• The request:
Lift every line from the entries that includes the word "React".

• Supplied material:
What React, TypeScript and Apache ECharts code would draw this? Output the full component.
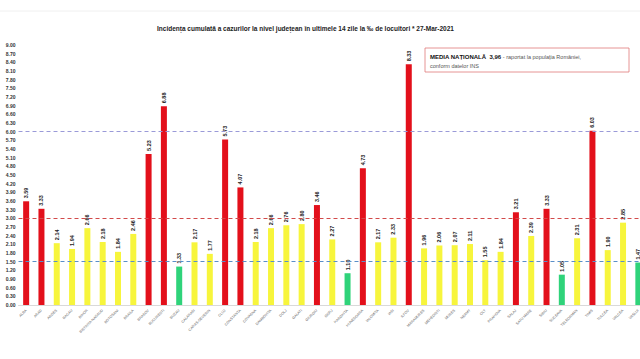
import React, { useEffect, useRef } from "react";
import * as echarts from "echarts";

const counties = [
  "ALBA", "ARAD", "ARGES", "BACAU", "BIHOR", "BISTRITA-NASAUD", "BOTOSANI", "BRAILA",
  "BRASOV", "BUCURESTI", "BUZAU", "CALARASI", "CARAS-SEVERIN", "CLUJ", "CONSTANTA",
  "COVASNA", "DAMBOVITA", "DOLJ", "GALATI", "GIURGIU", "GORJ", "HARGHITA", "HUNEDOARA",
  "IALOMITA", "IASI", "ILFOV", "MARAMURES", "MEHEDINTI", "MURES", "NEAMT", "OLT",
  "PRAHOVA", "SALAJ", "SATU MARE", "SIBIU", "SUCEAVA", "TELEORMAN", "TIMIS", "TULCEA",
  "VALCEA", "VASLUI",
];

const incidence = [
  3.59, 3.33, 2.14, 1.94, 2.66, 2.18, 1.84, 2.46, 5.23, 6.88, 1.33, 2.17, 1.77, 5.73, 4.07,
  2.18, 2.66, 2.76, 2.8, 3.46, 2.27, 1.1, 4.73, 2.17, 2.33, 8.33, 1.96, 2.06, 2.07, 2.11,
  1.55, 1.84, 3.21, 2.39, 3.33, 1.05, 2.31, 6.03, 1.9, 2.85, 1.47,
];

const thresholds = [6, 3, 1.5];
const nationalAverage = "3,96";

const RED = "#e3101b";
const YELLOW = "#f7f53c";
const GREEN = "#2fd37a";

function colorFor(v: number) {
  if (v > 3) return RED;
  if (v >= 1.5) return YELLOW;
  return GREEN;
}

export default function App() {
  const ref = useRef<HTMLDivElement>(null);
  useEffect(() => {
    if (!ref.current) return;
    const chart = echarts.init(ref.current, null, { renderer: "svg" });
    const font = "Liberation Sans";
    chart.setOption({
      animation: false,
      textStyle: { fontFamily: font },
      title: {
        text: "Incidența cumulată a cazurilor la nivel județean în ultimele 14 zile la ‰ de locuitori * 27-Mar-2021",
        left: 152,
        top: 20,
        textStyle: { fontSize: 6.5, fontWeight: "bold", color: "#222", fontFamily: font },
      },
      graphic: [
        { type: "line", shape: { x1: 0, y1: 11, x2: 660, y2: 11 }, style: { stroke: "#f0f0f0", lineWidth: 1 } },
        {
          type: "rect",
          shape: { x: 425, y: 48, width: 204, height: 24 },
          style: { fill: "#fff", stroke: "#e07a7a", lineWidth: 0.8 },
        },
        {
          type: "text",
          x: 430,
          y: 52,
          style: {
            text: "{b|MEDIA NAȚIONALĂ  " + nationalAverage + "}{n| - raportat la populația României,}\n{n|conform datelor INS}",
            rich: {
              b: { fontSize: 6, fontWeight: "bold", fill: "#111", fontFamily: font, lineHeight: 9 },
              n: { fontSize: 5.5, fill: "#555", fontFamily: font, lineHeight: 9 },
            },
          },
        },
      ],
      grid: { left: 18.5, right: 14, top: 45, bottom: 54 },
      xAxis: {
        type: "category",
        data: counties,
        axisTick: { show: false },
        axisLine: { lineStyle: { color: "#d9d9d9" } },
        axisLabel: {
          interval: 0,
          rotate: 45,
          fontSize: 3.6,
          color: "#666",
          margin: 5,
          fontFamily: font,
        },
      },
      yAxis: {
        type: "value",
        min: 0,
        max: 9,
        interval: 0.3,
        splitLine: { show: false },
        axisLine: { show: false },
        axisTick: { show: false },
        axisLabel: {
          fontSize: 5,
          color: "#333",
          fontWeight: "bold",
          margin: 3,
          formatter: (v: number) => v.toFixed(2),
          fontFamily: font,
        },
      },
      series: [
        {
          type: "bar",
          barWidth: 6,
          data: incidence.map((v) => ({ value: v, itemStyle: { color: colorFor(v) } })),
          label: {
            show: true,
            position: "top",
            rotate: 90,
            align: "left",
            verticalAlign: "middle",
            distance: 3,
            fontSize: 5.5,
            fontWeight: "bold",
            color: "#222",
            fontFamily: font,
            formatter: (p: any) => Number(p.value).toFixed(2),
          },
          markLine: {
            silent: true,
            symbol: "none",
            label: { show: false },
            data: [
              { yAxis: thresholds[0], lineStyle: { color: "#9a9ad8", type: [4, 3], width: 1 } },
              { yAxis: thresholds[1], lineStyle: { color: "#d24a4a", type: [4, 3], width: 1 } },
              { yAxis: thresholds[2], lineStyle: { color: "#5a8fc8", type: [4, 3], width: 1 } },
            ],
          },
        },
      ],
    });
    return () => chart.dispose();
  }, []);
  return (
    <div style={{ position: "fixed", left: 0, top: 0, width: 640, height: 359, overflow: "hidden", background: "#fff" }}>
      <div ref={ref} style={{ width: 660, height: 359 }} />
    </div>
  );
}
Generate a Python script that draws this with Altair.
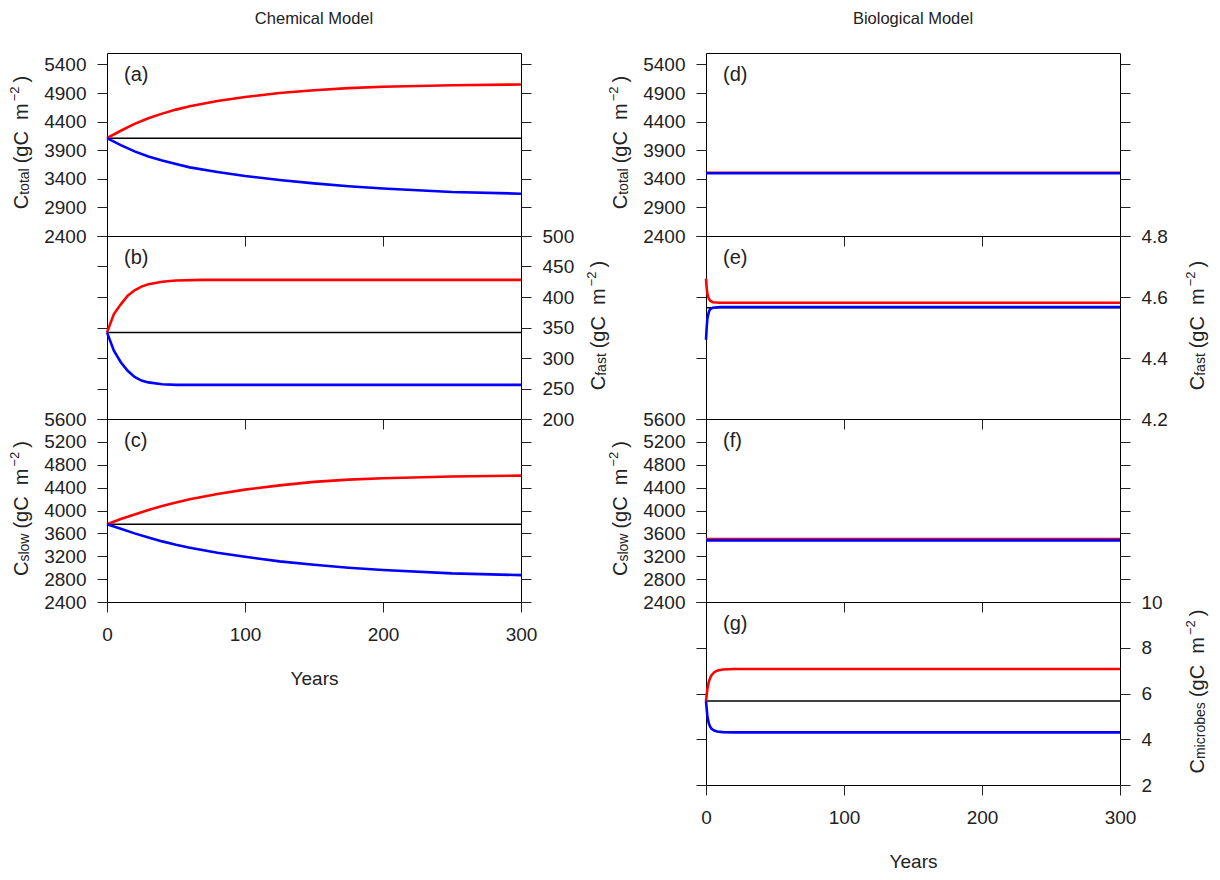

• Task output:
What React, TypeScript and Apache ECharts code would draw this? Output the full component.
import React, { useEffect, useRef } from "react";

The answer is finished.